Shoppers holding Macy’s gift cards or loyalty rewards face a shrinking window to use them. The retailer disclosed plans to close approximately 150 locations over three years, recording a $950 million non-cash impairment charge tied directly to those stores. With the closure timeline now well past its midpoint, customers who have not yet checked whether their local store is on the list risk losing convenient access to redeem balances they already own.
Why 150 Macy’s closures put gift cards and rewards at risk
The practical problem is straightforward. When a store closes, the physical counter where a shopper can browse, try on clothes, and hand over a gift card disappears. Macy’s gift cards generally remain valid online, but many holders, especially those who received cards as gifts, treat them as in-store currency. A closed location removes the most familiar redemption path and, for some customers, removes the motivation to spend the balance at all.
The same logic applies to Star Rewards points and other loyalty credits. Shoppers who earned rewards through purchases at a specific store may not realize those points can still be applied at macys.com or a surviving location. The risk is not that the rewards expire overnight but that confusion and inconvenience cause balances to go unused, effectively turning them into lost value for the consumer and a quiet financial gain for the company.
A reasonable expectation is that gift-card redemptions and loyalty point usage will spike in the weeks before each announced closure, even as foot traffic at those locations declines overall. Shoppers tend to act on “use it or lose it” urgency once a closing date becomes real. That pattern would mirror behavior seen at other major retail wind-downs, where liquidation sales and card-redemption rushes overlap in the final 90 days.
SEC filings and earnings results behind the store cuts
Macy’s disclosed the closure plan in a regulatory filing with the SEC on February 27, 2024. That Form 8-K detailed the approximately $950 million non-cash asset impairment charge and stated it was primarily related to the roughly 150 locations slated for closure. The company simultaneously issued a press release framing the strategy as part of what it called “A Bold New Chapter,” aimed at repositioning the business and concentrating investment on stronger-performing stores and its luxury brands.
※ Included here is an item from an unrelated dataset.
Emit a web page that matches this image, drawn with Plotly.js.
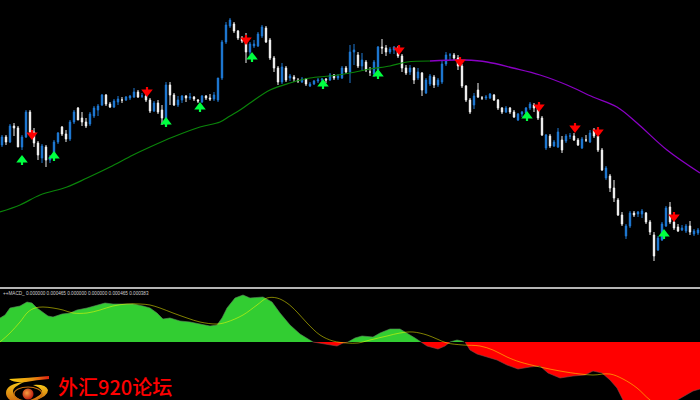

Reporting by the Washington Post said the closures reflect a broader bet on luxury, with the company channeling resources toward its Bloomingdale’s and Bluemercury banners while trimming underperforming Macy’s nameplate stores. That shift helps explain why the company chose to absorb such a large impairment charge in a single period rather than draw out the financial hit.
The strategy appears to be producing results on the remaining store base. Macy’s reported that its fourth-quarter and full fiscal year 2025 results exceeded guidance, and the company returned to annual comparable sales growth, according to its most recent earnings release. In other words, the surviving stores are performing better as a group, which reinforces the company’s rationale for shedding weaker locations rather than propping them up.
In its investor communications on its corporate site, Macy’s has emphasized that capital will be redirected toward modernizing higher-traffic locations, improving digital capabilities and expanding luxury formats. That context matters for gift card and rewards holders: the company is not exiting retail but reshaping where and how it serves customers, which in turn reshapes where those balances can be conveniently used.
What shoppers still do not know about specific closures
For many customers, the most important detail is the one that remains least clear: whether their neighborhood store is among the roughly 150 on the chopping block and, if so, when it will actually close. While Macy’s has named some locations and markets, the full, time-stamped list of closures over the multi-year period is not always easy to find in one place. Announcements tend to roll out in waves, often tied to local news releases or lease-expiration timelines.
That piecemeal communication can leave shoppers in limbo. A store may be rumored to be closing, or employees may indicate that a decision is pending, but without a firm date customers are unsure how quickly they need to act on outstanding gift cards and rewards. In some cases, a location may begin winding down departments or shrinking inventory months before an official closing, reducing the selection available to anyone trying to use up a balance.
There is also uncertainty around how aggressively Macy’s will steer customers to alternative channels. Some closing stores post signage reminding shoppers that cards and rewards remain valid online or at other locations, but the consistency of those messages varies. Customers who shop infrequently, or who received a gift card without following the company’s emails or app notifications, may never see the guidance at all.
Consumer advocates typically urge shoppers in this situation to take a few simple steps. First, verify whether your local store has been named in a closure announcement and, if it has, note the final operating date. Second, check the remaining balance on any gift cards or rewards, either online or at the register, and make a plan to redeem them before the last day if you prefer in-person shopping. Finally, if an in-store visit is inconvenient or the selection has thinned out, consider shifting the redemption online rather than letting the value linger unused.
The underlying message of Macy’s restructuring is that the brand is narrowing its physical footprint while leaning more heavily on e-commerce and luxury formats. For shoppers, that means the safest course is to treat gift cards and loyalty points as funds to be spent sooner rather than later, especially in markets where the store map is changing fastest. The balances are still valid, but the easiest places to use them may not be there much longer.